§ **Data section**
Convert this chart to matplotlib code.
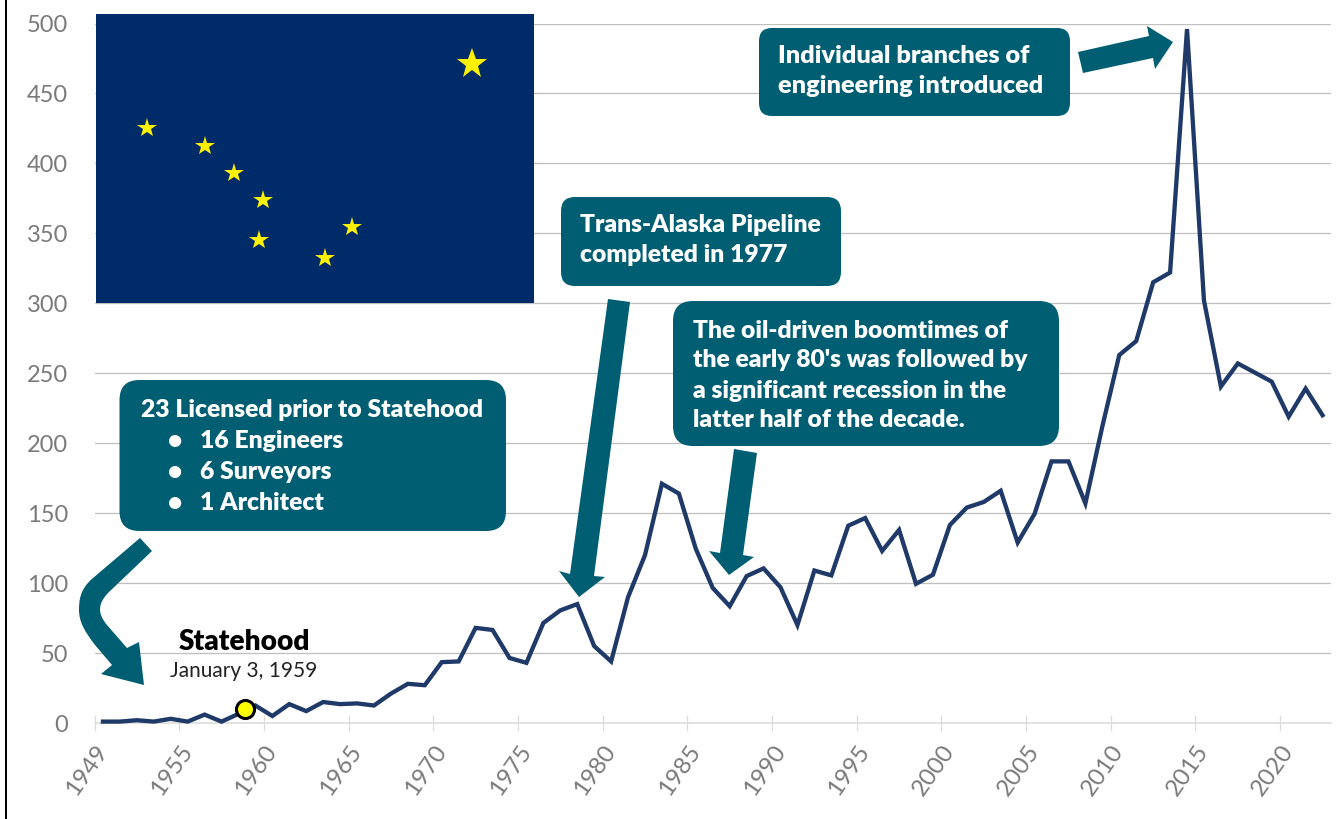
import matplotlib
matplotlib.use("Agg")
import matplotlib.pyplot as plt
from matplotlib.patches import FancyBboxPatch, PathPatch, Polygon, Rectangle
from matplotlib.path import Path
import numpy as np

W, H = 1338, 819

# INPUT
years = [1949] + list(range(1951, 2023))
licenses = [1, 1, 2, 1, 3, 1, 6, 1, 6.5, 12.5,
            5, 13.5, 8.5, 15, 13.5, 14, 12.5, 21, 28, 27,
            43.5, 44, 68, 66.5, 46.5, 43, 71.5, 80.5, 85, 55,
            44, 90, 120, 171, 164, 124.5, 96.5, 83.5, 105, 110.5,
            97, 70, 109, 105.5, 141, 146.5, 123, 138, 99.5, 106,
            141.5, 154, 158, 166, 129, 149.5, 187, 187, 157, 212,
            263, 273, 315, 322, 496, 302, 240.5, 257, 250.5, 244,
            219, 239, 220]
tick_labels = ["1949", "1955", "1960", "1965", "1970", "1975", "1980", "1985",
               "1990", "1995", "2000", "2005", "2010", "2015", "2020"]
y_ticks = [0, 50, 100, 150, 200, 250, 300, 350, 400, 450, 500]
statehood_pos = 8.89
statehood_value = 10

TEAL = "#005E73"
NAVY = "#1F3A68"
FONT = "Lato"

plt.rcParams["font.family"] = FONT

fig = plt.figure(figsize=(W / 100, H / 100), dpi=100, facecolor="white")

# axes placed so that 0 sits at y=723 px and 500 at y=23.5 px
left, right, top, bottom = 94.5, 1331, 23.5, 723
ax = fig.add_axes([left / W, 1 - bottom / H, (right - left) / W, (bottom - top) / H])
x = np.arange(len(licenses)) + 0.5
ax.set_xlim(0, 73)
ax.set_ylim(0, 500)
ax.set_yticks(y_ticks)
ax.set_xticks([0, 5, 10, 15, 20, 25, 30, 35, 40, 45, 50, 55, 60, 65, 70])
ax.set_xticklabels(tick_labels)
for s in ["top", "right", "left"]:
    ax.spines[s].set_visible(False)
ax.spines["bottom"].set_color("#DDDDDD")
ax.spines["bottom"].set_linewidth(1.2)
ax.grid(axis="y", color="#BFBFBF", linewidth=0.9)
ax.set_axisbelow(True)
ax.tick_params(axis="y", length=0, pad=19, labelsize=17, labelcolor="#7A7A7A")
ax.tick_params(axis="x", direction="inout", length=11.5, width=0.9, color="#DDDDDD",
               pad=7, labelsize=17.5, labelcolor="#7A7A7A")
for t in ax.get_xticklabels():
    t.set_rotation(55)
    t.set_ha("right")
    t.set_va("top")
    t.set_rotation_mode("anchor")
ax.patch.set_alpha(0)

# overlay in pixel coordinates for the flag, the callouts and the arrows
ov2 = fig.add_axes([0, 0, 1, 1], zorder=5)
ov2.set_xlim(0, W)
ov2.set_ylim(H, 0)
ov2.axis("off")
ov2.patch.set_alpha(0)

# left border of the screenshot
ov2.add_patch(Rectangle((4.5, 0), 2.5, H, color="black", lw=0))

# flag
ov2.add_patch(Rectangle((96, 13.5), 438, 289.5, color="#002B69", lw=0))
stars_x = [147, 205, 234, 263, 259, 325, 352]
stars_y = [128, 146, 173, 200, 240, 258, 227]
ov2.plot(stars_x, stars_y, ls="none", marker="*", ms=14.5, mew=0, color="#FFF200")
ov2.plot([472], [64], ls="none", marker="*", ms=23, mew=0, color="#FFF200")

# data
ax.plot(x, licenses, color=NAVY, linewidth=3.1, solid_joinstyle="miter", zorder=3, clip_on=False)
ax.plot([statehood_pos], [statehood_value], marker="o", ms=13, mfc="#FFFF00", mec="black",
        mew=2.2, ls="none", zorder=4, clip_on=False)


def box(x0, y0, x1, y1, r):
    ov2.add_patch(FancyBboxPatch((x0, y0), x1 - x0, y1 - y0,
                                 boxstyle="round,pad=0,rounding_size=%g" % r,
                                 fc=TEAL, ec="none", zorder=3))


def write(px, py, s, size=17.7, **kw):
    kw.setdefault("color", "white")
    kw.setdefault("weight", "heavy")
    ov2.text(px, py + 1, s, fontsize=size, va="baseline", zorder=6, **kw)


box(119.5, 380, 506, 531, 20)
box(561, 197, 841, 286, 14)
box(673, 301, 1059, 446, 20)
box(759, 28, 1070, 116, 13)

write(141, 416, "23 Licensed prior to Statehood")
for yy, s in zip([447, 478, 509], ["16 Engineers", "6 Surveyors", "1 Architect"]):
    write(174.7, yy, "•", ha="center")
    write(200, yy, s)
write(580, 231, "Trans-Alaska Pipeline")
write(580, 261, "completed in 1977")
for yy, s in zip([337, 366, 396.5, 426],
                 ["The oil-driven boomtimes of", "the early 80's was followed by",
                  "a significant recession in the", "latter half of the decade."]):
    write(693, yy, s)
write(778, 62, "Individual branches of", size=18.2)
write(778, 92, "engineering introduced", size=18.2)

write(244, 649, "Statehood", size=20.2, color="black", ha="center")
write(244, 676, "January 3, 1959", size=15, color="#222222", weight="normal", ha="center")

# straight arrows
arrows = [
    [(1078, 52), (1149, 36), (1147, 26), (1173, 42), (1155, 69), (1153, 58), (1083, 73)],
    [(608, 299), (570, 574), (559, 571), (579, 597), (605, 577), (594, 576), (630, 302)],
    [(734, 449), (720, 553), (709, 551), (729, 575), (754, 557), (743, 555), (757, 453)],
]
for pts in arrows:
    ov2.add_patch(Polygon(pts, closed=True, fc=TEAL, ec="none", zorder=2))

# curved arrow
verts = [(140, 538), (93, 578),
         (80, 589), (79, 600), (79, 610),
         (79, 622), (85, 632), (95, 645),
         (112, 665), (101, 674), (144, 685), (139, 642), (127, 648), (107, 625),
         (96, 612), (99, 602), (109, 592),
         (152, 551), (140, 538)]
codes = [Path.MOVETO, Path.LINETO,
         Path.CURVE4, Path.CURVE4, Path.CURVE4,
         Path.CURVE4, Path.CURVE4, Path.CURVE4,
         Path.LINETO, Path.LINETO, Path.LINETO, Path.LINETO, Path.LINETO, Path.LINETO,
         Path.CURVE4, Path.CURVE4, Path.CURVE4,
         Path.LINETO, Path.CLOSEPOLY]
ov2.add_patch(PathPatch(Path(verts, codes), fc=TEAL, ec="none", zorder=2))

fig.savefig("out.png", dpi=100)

§ **Task instructions**
Write out exactly the lines between the start of the data and the line with "W, H = 1338, 819", including both, but none of the pictures.

§ **Correct answer**
Convert this chart to matplotlib code.
import matplotlib
matplotlib.use("Agg")
import matplotlib.pyplot as plt
from matplotlib.patches import FancyBboxPatch, PathPatch, Polygon, Rectangle
from matplotlib.path import Path
import numpy as np

W, H = 1338, 819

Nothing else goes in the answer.